WHAT YOU NEED TO DO:
Examine the material below and count the lines that hold the word "this". Report only the number.

STORED RECORDS:

----

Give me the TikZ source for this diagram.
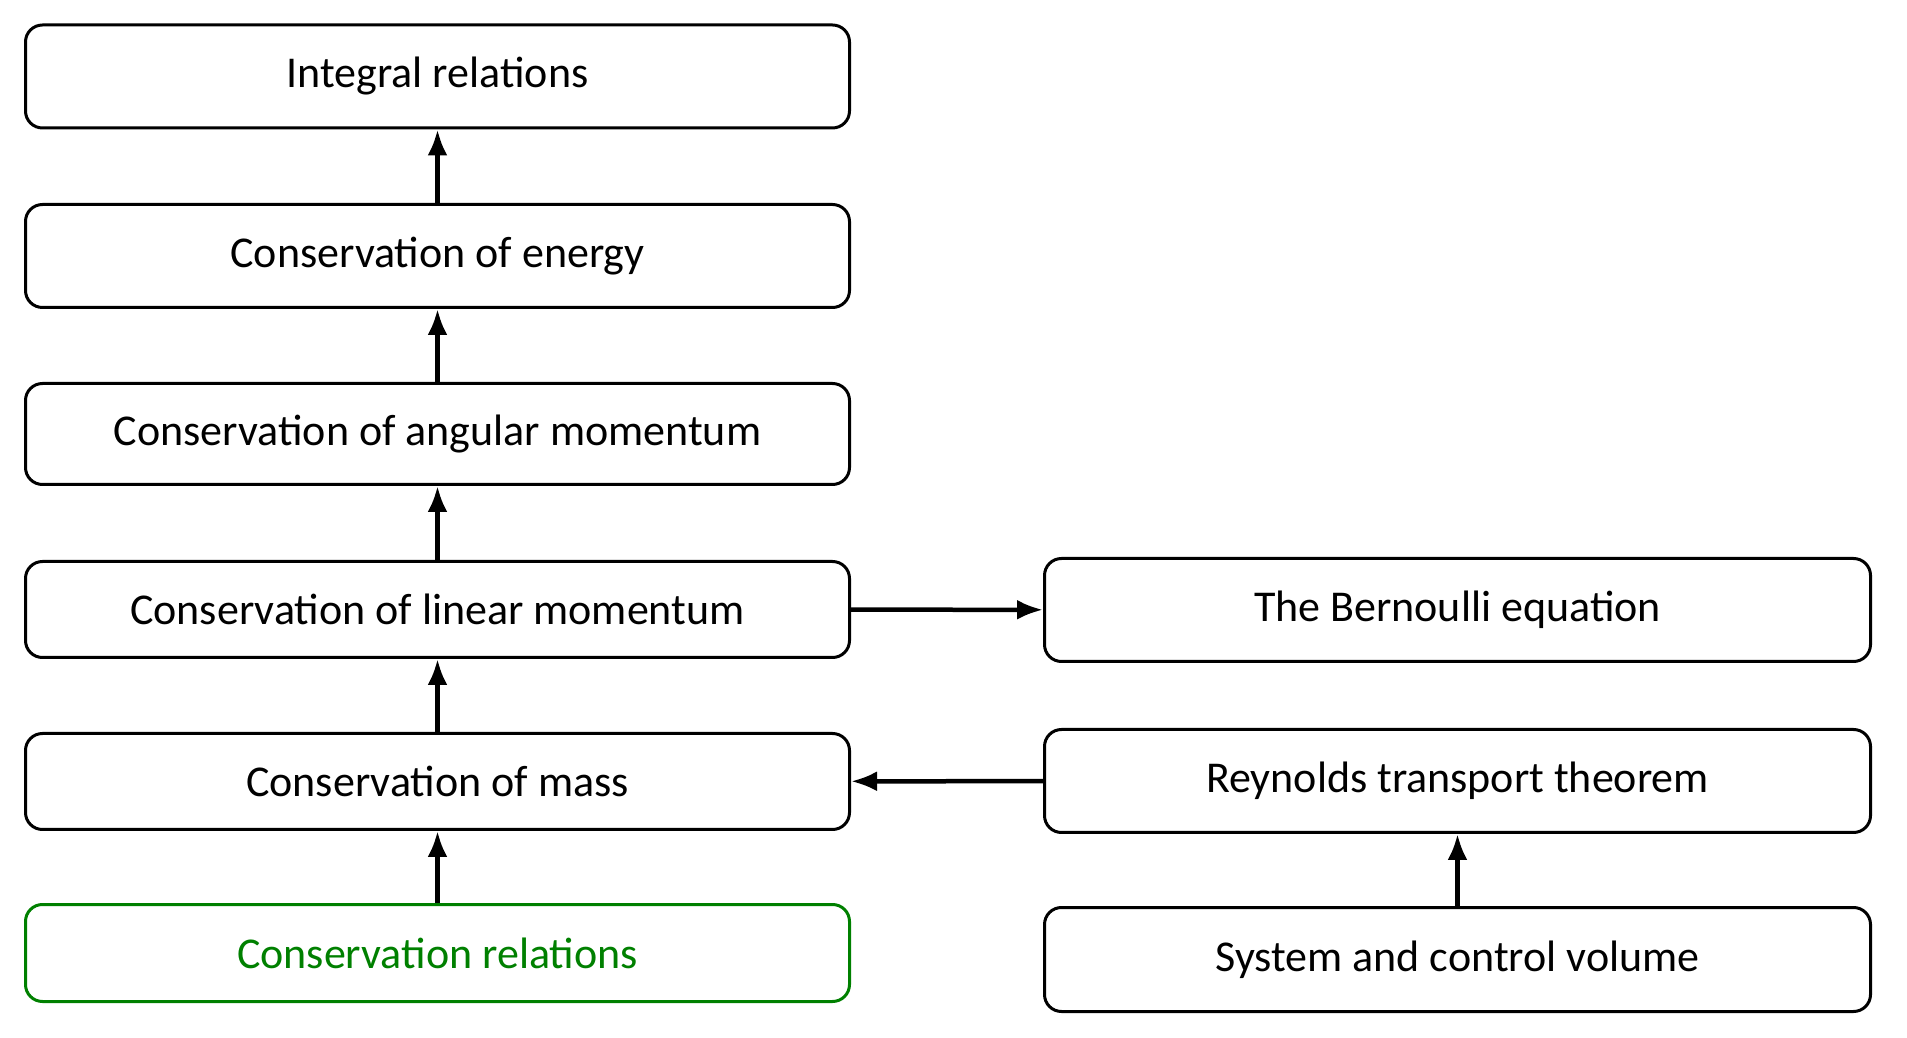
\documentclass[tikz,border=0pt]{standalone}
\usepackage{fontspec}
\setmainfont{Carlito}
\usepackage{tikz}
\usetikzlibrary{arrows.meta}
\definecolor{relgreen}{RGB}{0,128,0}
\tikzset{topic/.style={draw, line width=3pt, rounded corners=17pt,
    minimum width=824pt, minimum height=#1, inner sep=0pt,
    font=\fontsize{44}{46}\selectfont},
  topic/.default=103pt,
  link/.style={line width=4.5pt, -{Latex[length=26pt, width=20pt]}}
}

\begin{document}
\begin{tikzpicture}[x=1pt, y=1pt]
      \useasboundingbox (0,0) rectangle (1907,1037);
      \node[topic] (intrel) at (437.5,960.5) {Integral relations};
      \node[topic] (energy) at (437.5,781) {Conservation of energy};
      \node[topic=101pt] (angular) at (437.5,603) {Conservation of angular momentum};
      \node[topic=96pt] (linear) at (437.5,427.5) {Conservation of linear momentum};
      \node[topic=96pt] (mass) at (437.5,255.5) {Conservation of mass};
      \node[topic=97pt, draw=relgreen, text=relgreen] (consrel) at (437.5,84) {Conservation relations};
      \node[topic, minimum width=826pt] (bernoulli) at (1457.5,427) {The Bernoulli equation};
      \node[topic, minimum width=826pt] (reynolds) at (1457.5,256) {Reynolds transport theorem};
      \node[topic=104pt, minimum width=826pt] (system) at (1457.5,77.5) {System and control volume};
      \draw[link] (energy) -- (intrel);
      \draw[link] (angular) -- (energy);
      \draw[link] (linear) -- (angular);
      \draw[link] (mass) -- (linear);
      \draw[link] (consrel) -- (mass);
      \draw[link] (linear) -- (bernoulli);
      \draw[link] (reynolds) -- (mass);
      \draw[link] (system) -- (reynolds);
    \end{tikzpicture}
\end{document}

----

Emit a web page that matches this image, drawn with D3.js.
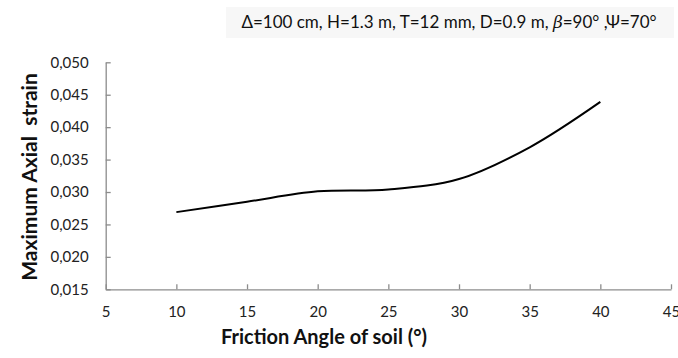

----

TASK ANSWER:
2